— Begin —
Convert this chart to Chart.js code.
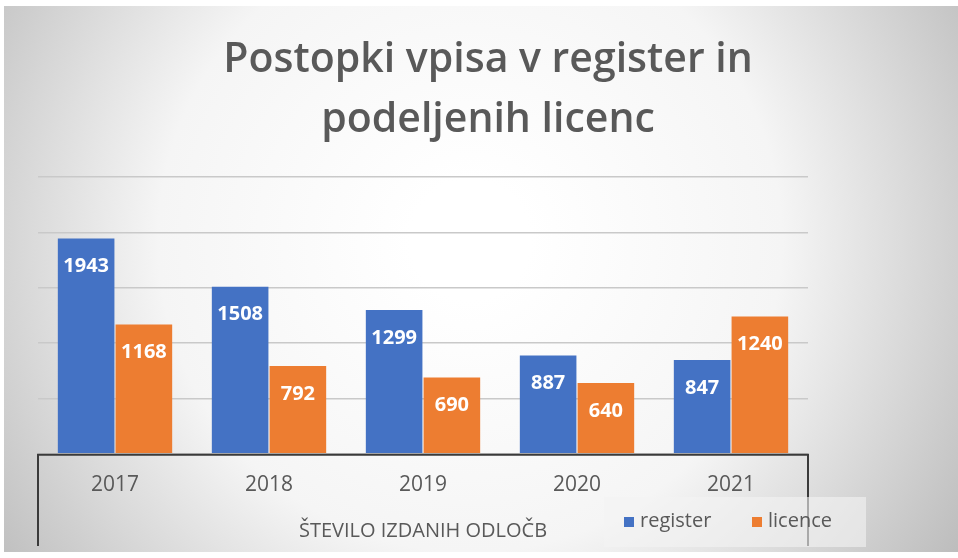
<!DOCTYPE html>
<html>
<head>
<meta charset="utf-8">
<script src="https://cdn.jsdelivr.net/npm/chart.js@4"></script>
<style>
  html, body { margin: 0; padding: 0; background: #fff; }
  #wrap { width: 958px; height: 558px; }
</style>
</head>
<body>
<div id="wrap"><canvas id="graph" width="958" height="558"></canvas></div>
<script>
// chart data
const years = ['2017', '2018', '2019', '2020', '2021']
const registerValues = [1943, 1508, 1299, 887, 847]
const licenceValues = [1168, 792, 690, 640, 1240]
const seriesNames = ['register', 'licence']
const titleLines = ['Postopki vpisa v register in', 'podeljenih licenc']
const axisTitle = 'ŠTEVILO IZDANIH ODLOČB'

const textGray = '#595959'
const fontFamily = '"Open Sans", "Noto Sans", sans-serif'

// grey radial background behind everything
const background = {
    id: 'background',
    beforeDraw(chart) {
        let c = chart.ctx
        let w = chart.width, h = chart.height
        c.save()
        c.fillStyle = '#ffffff'
        c.fillRect(0, 0, w, h)
        let g = c.createRadialGradient(470, 240, 60, 470, 240, 620)
        g.addColorStop(0, '#ffffff')
        g.addColorStop(0.45, '#f5f5f5')
        g.addColorStop(1, '#b4b4b4')
        c.fillStyle = g
        c.fillRect(4, 6, w - 4, h - 12)
        c.restore()
    }
}

// box round the category axis + white value labels in bars + legend
const extras = {
    id: 'extras',
    afterDatasetsDraw(chart) {
        let c = chart.ctx
        let area = chart.chartArea
        c.save()
        // value labels
        c.font = 'bold 20px ' + fontFamily
        c.fillStyle = '#ffffff'
        c.textAlign = 'center'
        c.textBaseline = 'middle'
        chart.data.datasets.forEach((ds, i) => {
            chart.getDatasetMeta(i).data.forEach((bar, j) => {
                c.fillText(ds.data[j], bar.x, bar.y + 28)
            })
        })
        // axis box (top, left, right)
        c.strokeStyle = '#3a3a3a'
        c.lineWidth = 2
        c.beginPath()
        c.moveTo(area.left, chart.height - 12)
        c.lineTo(area.left, area.bottom + 1)
        c.lineTo(area.right, area.bottom + 1)
        c.lineTo(area.right, chart.height - 12)
        c.stroke()
        // legend
        c.fillStyle = 'rgba(244,244,244,0.6)'
        c.fillRect(604, 497, 262, 50)
        c.font = '20px ' + fontFamily
        c.textAlign = 'left'
        let xs = [624, 752]
        chart.data.datasets.forEach((ds, i) => {
            c.fillStyle = ds.backgroundColor
            c.fillRect(xs[i], 517, 10, 10)
            c.fillStyle = textGray
            c.fillText(ds.label, xs[i] + 16, 521)
        })
        c.restore()
    }
}

new Chart(document.getElementById('graph'), {
    type: 'bar',
    data: {
        labels: years,
        datasets: [{
            label: seriesNames[0],
            data: registerValues,
            backgroundColor: '#4472c4'
        }, {
            label: seriesNames[1],
            data: licenceValues,
            backgroundColor: '#ed7d31'
        }]
    },
    options: {
        responsive: false,
        animation: false,
        events: [],
        layout: {
            padding: { left: 18, right: 0, top: 0, bottom: 0 }
        },
        datasets: {
            bar: { barPercentage: 0.98, categoryPercentage: 0.75 }
        },
        scales: {
            x: {
                grid: { display: false, drawTicks: false },
                border: { display: false },
                ticks: {
                    color: textGray,
                    padding: 18.5,
                    font: { family: fontFamily, size: 21 }
                },
                title: {
                    display: true,
                    text: axisTitle,
                    color: textGray,
                    font: { family: fontFamily, size: 20 },
                    padding: { top: 3, bottom: 15 }
                }
            },
            y: {
                min: 0,
                max: 2500,
                ticks: { display: false, stepSize: 500 },
                grid: { color: '#c9c9c9', lineWidth: 1.5, drawTicks: false },
                border: { display: false },
                afterFit: s => { s.width = 20 }
            },
            // empty right axis keeps room for the legend side
            side: {
                position: 'right',
                ticks: { display: false },
                grid: { display: false, drawTicks: false },
                border: { display: false },
                afterFit: s => { s.width = 150 }
            }
        },
        plugins: {
            legend: { display: false },
            tooltip: { enabled: false },
            title: {
                display: true,
                text: titleLines,
                color: textGray,
                font: { family: fontFamily, size: 41, weight: '600', lineHeight: 1.45 },
                padding: { top: 31, bottom: 27 }
            }
        }
    },
    plugins: [background, extras]
})
</script>
</body>
</html>
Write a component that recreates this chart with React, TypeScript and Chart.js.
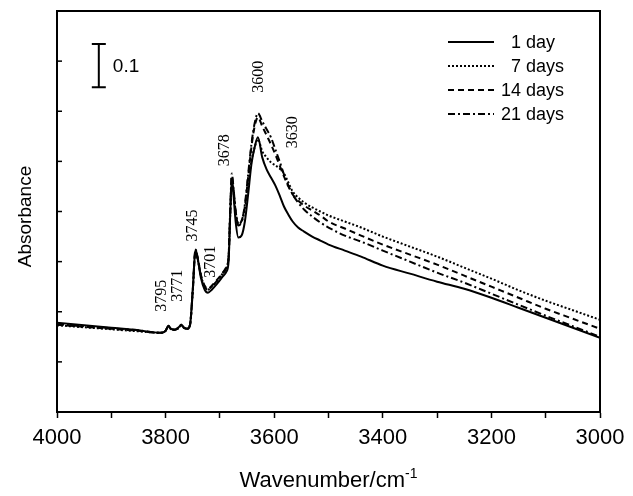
import React, { useEffect, useRef } from "react";
import { Chart, registerables } from "chart.js";

Chart.register(...registerables);

// ---- data ----
const WAVENUMBERS = [
  4000, 3950, 3900, 3850, 3810, 3800, 3795, 3790, 3783, 3775, 3771, 3766, 3760, 3755, 3750,
  3745, 3740, 3735, 3728, 3722, 3715, 3705, 3695, 3688, 3684, 3681, 3678, 3675, 3671, 3666,
  3660, 3654, 3648, 3642, 3636, 3630, 3622, 3614, 3606, 3598, 3590, 3582, 3574, 3566, 3556,
  3545, 3530, 3515, 3500, 3470, 3440, 3400, 3350, 3300, 3250, 3200, 3150, 3100, 3050, 3000,
];

// absorbance (arbitrary offset; one axis unit = one tick interval)
const DAY_1 = [
  1.78, 1.73, 1.68, 1.63, 1.58, 1.62, 1.72, 1.66, 1.64, 1.70, 1.74, 1.68, 1.66, 1.74, 2.44,
  3.24, 3.00, 2.68, 2.44, 2.38, 2.44, 2.56, 2.70, 2.80, 3.00, 3.94, 4.66, 4.34, 3.80, 3.48,
  3.52, 3.80, 4.34, 4.94, 5.28, 5.48, 5.08, 4.84, 4.68, 4.52, 4.32, 4.10, 3.94, 3.80, 3.68,
  3.60, 3.50, 3.42, 3.34, 3.22, 3.10, 2.92, 2.76, 2.60, 2.46, 2.28, 2.08, 1.88, 1.68, 1.48,
];
const DAY_7 = [
  1.73, 1.69, 1.65, 1.61, 1.58, 1.62, 1.70, 1.65, 1.64, 1.68, 1.72, 1.68, 1.66, 1.74, 2.40,
  3.20, 3.00, 2.72, 2.50, 2.44, 2.50, 2.62, 2.76, 2.88, 3.08, 3.94, 4.64, 4.40, 4.00, 3.76,
  3.80, 4.04, 4.54, 5.00, 5.28, 5.44, 5.20, 5.08, 4.98, 4.92, 4.86, 4.76, 4.58, 4.40, 4.28,
  4.18, 4.08, 4.00, 3.92, 3.80, 3.68, 3.50, 3.30, 3.10, 2.88, 2.66, 2.43, 2.22, 2.03, 1.84,
];
const DAY_14 = [
  1.74, 1.70, 1.66, 1.62, 1.58, 1.62, 1.71, 1.66, 1.64, 1.69, 1.73, 1.68, 1.66, 1.74, 2.42,
  3.22, 3.02, 2.74, 2.52, 2.46, 2.52, 2.64, 2.78, 2.90, 3.10, 3.98, 4.70, 4.44, 4.00, 3.74,
  3.82, 4.10, 4.68, 5.28, 5.70, 5.88, 5.70, 5.52, 5.34, 5.14, 4.92, 4.70, 4.50, 4.34, 4.22,
  4.12, 4.02, 3.92, 3.80, 3.66, 3.52, 3.34, 3.14, 2.94, 2.72, 2.50, 2.28, 2.06, 1.86, 1.66,
];
const DAY_21 = [
  1.75, 1.71, 1.67, 1.63, 1.58, 1.62, 1.72, 1.66, 1.64, 1.70, 1.74, 1.68, 1.66, 1.74, 2.42,
  3.24, 3.02, 2.72, 2.50, 2.44, 2.50, 2.62, 2.76, 2.88, 3.10, 4.04, 4.76, 4.48, 4.00, 3.72,
  3.80, 4.14, 4.74, 5.34, 5.76, 5.96, 5.80, 5.64, 5.48, 5.24, 5.00, 4.74, 4.52, 4.34, 4.18,
  4.04, 3.90, 3.78, 3.68, 3.52, 3.40, 3.22, 3.00, 2.78, 2.58, 2.36, 2.14, 1.92, 1.71, 1.50,
];

const SERIES_LABELS = ["1 day", "7 days", "14 days", "21 days"];
const X_TICK_LABELS = ["4000", "3800", "3600", "3400", "3200", "3000"];
const X_TITLE = "Wavenumber/cm";
const X_TITLE_SUP = "-1";
const Y_TITLE = "Absorbance";

// peak annotations (text + anchor in data coordinates)
const PEAK_LABELS = ["3600", "3630", "3678", "3745", "3701", "3771", "3795"];
const PEAK_AT_X = [3631, 3568, 3692, 3752, 3718, 3780, 3808];
const PEAK_AT_Y = [6.69, 5.58, 5.22, 3.72, 3.0, 2.52, 2.32];

// scale bar (0.1 absorbance)
const SCALE_BAR_LABEL = "0.1";
const SCALE_BAR_X = 3923;
const SCALE_BAR_TOP = 7.34;
const SCALE_BAR_BOTTOM = 6.48;

const SANS = "'Liberation Sans', Arial, Helvetica, sans-serif";
const SERIF = "'Liberation Serif', 'Times New Roman', serif";

const DASHES: number[][] = [[], [2, 2], [6, 4], [7, 3, 2, 3]];

const decorPlugin = {
  id: "decor",
  afterDraw(chart: any) {
    const ctx = chart.ctx as CanvasRenderingContext2D;
    const a = chart.chartArea;
    const xs = chart.scales.x;
    const ys = chart.scales.y;
    ctx.save();
    ctx.strokeStyle = "#000";
    ctx.fillStyle = "#000";

    // frame top + right
    ctx.lineWidth = 2;
    ctx.beginPath();
    ctx.moveTo(a.left - 1, a.top);
    ctx.lineTo(a.right, a.top);
    ctx.lineTo(a.right, a.bottom + 1);
    ctx.stroke();

    // inward y ticks
    ctx.lineWidth = 1.5;
    for (const t of ys.ticks) {
      const py = ys.getPixelForValue(t.value);
      if (py <= a.top + 1 || py >= a.bottom - 1) continue;
      ctx.beginPath();
      ctx.moveTo(a.left, py);
      ctx.lineTo(a.left + 5, py);
      ctx.stroke();
    }

    // scale bar
    const bx = xs.getPixelForValue(SCALE_BAR_X);
    const bt = ys.getPixelForValue(SCALE_BAR_TOP);
    const bb = ys.getPixelForValue(SCALE_BAR_BOTTOM);
    ctx.lineWidth = 2;
    ctx.beginPath();
    ctx.moveTo(bx, bt);
    ctx.lineTo(bx, bb);
    ctx.moveTo(bx - 7, bt);
    ctx.lineTo(bx + 7, bt);
    ctx.moveTo(bx - 7, bb);
    ctx.lineTo(bx + 7, bb);
    ctx.stroke();
    ctx.font = `19px ${SANS}`;
    ctx.textAlign = "left";
    ctx.textBaseline = "middle";
    ctx.fillText(SCALE_BAR_LABEL, bx + 14, (bt + bb) / 2 + 1);

    // peak labels (rotated, serif)
    ctx.font = `16px ${SERIF}`;
    ctx.textAlign = "center";
    ctx.textBaseline = "middle";
    PEAK_LABELS.forEach((lab, i) => {
      const px = xs.getPixelForValue(PEAK_AT_X[i]);
      const py = ys.getPixelForValue(PEAK_AT_Y[i]);
      ctx.save();
      ctx.translate(px, py);
      ctx.rotate(-Math.PI / 2);
      ctx.fillText(lab, 0, 1);
      ctx.restore();
    });

    // legend
    ctx.font = `18px ${SANS}`;
    SERIES_LABELS.forEach((lab, i) => {
      const y = a.top + 31 + i * 24;
      ctx.save();
      ctx.lineWidth = 2;
      ctx.setLineDash(DASHES[i]);
      ctx.beginPath();
      ctx.moveTo(a.right - 152, y);
      ctx.lineTo(a.right - 106, y);
      ctx.stroke();
      ctx.restore();
      const sp = lab.indexOf(" ");
      const num = lab.slice(0, sp);
      const rest = lab.slice(sp);
      const col = a.right - 79;
      ctx.textBaseline = "middle";
      ctx.textAlign = "right";
      ctx.fillText(num, col, y + 1);
      ctx.textAlign = "left";
      ctx.fillText(rest, col, y + 1);
    });

    // x title
    ctx.font = `22px ${SANS}`;
    ctx.textBaseline = "alphabetic";
    ctx.textAlign = "left";
    const w1 = ctx.measureText(X_TITLE).width;
    ctx.font = `14px ${SANS}`;
    const w2 = ctx.measureText(X_TITLE_SUP).width;
    const cx = (a.left + a.right) / 2;
    const sx = cx - (w1 + w2) / 2;
    ctx.font = `22px ${SANS}`;
    ctx.fillText(X_TITLE, sx, 487);
    ctx.font = `14px ${SANS}`;
    ctx.fillText(X_TITLE_SUP, sx + w1, 478);

    // y title
    ctx.font = `19px ${SANS}`;
    ctx.textAlign = "center";
    ctx.textBaseline = "middle";
    ctx.save();
    ctx.translate(26, (a.top + a.bottom) / 2 + 5);
    ctx.rotate(-Math.PI / 2);
    ctx.fillText(Y_TITLE, 0, 0);
    ctx.restore();

    ctx.restore();
  },
};

export default function App() {
  const ref = useRef<HTMLCanvasElement | null>(null);

  useEffect(() => {
    if (!ref.current) return;
    const series = [DAY_1, DAY_7, DAY_14, DAY_21];
    const chart = new Chart(ref.current, {
      type: "line",
      data: {
        datasets: series.map((vals, i) => ({
          label: SERIES_LABELS[i],
          data: WAVENUMBERS.map((w, j) => ({ x: w, y: vals[j] })),
          borderColor: "#000",
          borderWidth: 2,
          borderDash: DASHES[i],
          pointRadius: 0,
          fill: false,
          cubicInterpolationMode: "monotone" as const,
        })),
      },
      options: {
        responsive: false,
        animation: false,
        events: [],
        layout: { padding: { top: 11, right: 33, left: 0, bottom: 0 } },
        plugins: {
          legend: { display: false },
          tooltip: { enabled: false },
          title: { display: false },
        },
        scales: {
          x: {
            type: "linear",
            min: 3000,
            max: 4000,
            reverse: true,
            afterFit: (s: any) => {
              s.height = 84;
            },
            border: { display: true, color: "#000", width: 2 },
            grid: {
              display: true,
              drawOnChartArea: false,
              drawTicks: true,
              tickLength: 6,
              tickColor: "#000",
              tickWidth: 1.5,
            },
            ticks: {
              stepSize: 100,
              autoSkip: false,
              maxRotation: 0,
              minRotation: 0,
              padding: 7,
              color: "#000",
              font: { family: SANS, size: 22 },
              callback: (v: any) => (X_TICK_LABELS.includes(String(v)) ? String(v) : ""),
            },
          },
          y: {
            type: "linear",
            min: 0,
            max: 8,
            afterFit: (s: any) => {
              s.width = 57;
            },
            border: { display: true, color: "#000", width: 2 },
            grid: { display: false },
            ticks: { display: false, stepSize: 1 },
          },
        },
      },
      plugins: [decorPlugin],
    });
    return () => chart.destroy();
  }, []);

  return (
    <div style={{ position: "absolute", left: 0, top: 0, width: 633, height: 496, background: "#fff" }}>
      <canvas ref={ref} width={633} height={496} style={{ display: "block" }} />
    </div>
  );
}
— End —
» **Written instruction**
Write out, exactly and with nothing added, everything from the line with "Write a component" down to the line with "Chart.register(...registerables);", both included. Drop any pictures.

» **Task result**
Write a component that recreates this chart with React, TypeScript and Chart.js.
import React, { useEffect, useRef } from "react";
import { Chart, registerables } from "chart.js";

Chart.register(...registerables);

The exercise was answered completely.